Objectives: Using an established paradigm developed by Cannon and Woodward (2011), we aim to determine whether toddlers with Autism Spectrum Disorder (ASD) and those at high-risk for ASD attribute goals to a reaching action performed by a human arm vs. a mechanical claw.  

Methods: Toddlers with autism (N=8) and siblings of a child with autism (N=21; Mean age=30.80 months, range: 23.9-39.6) were randomly assigned to watch a short video of a reaching action performed by either a hand (N=16) or a mechanical claw (N=13). Gaze data was recorded using a Tobii infrared eye tracker. Four identical blocks included 3 familiarization trials (hand or claw reaches toward one of two toys) and 1 test trial each. In test trials, the toys switched places, and the video showed the hand or claw beginning to reach, but stopping short of choosing an object. An experimenter blind to diagnostic status coded children’s anticipatory looks during the test trials.  
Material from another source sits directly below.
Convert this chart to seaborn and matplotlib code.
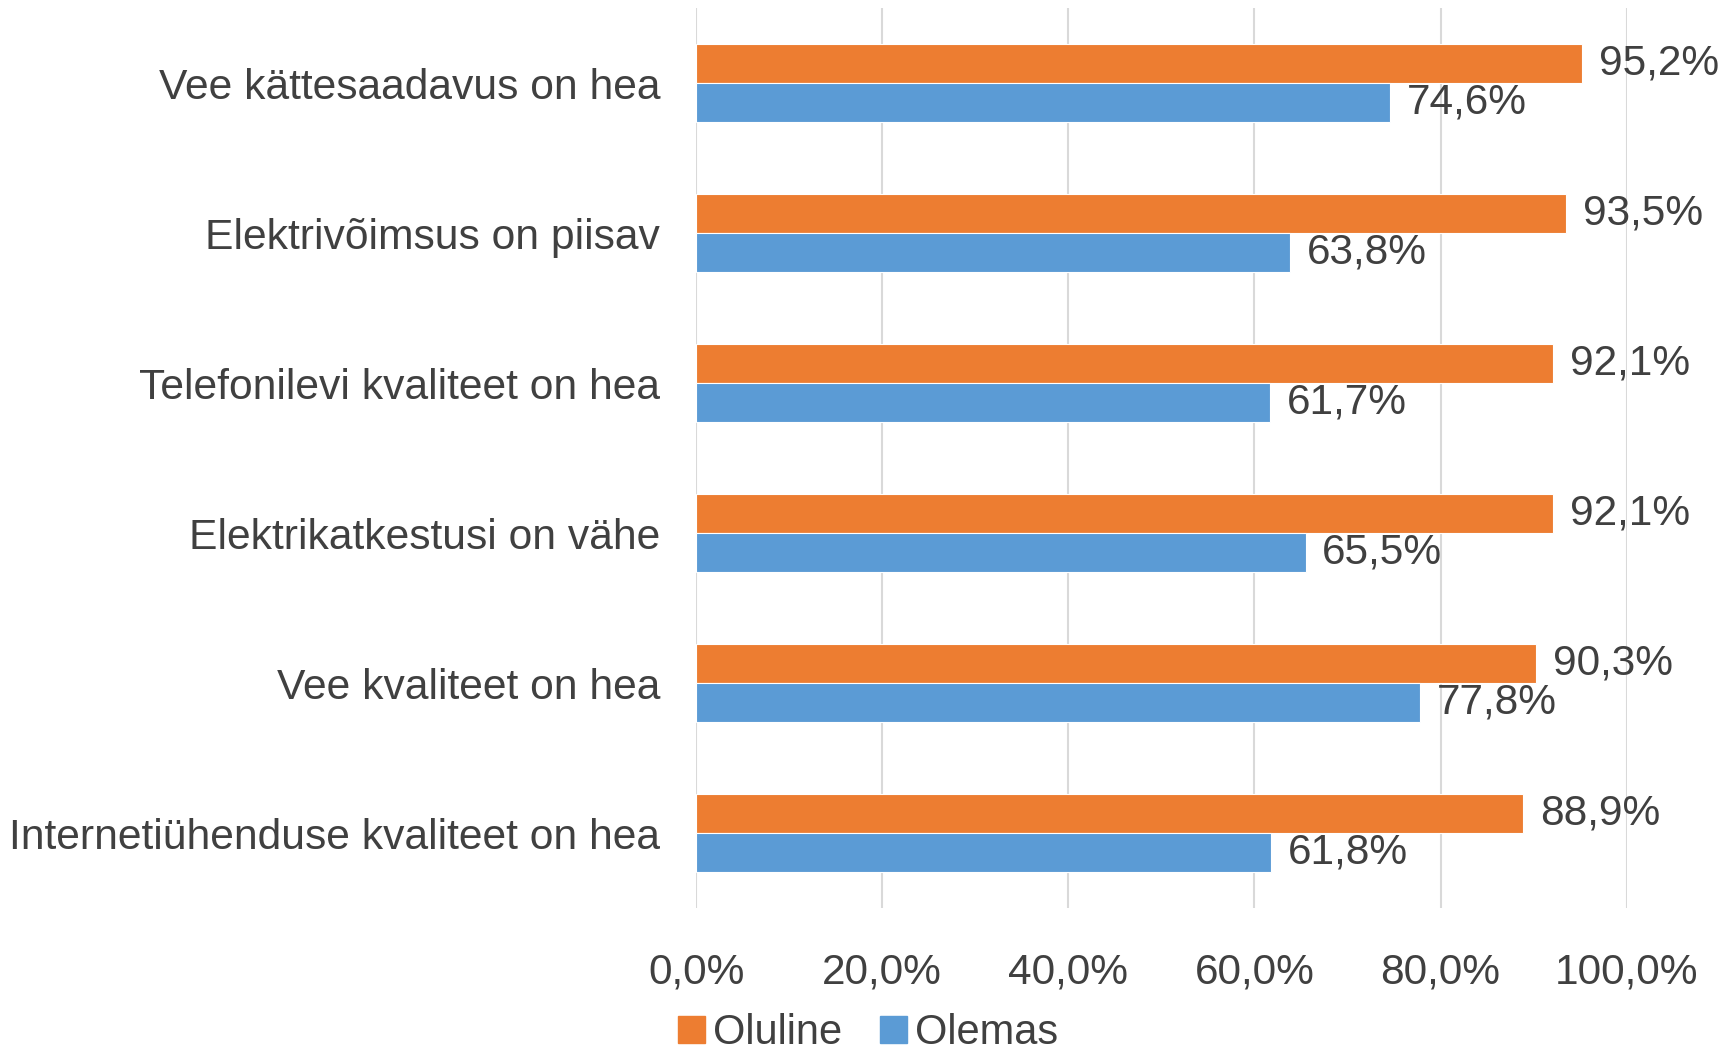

Results: A multivariate GLM controlling for nonverbal mental age revealed that, in contrast to prior research with typical infants, toddlers across both groups looked equally at the goal object and the location of the familiarized reach during test trials in both conditions, F(2,25)=2.28, p=0.14. This suggests that children with ASD and high-risk siblings do not demonstrate differential goal attribution to human actors vs. mechanical claws, which is consistent with prior studies showing reduced attention to social information and less automated interpretation of actions as goal-oriented. Thus, this finding could relate to symptoms of ASD and features of the broader autism phenotype. An alternative explanation is that older children simply do not make anticipatory looks to goal objects in this paradigm; data on matched typical toddlers is currently being collected to tease apart these two possibilities. 

Conclusions: These results have implications for how we understand the development of social cognition and social skill in ASD and siblings at risk, as understanding goals and intentions is a building block for later theory of mind. Current data collection with a typically developing control group of the same age and developmental level will shed further light on our findings.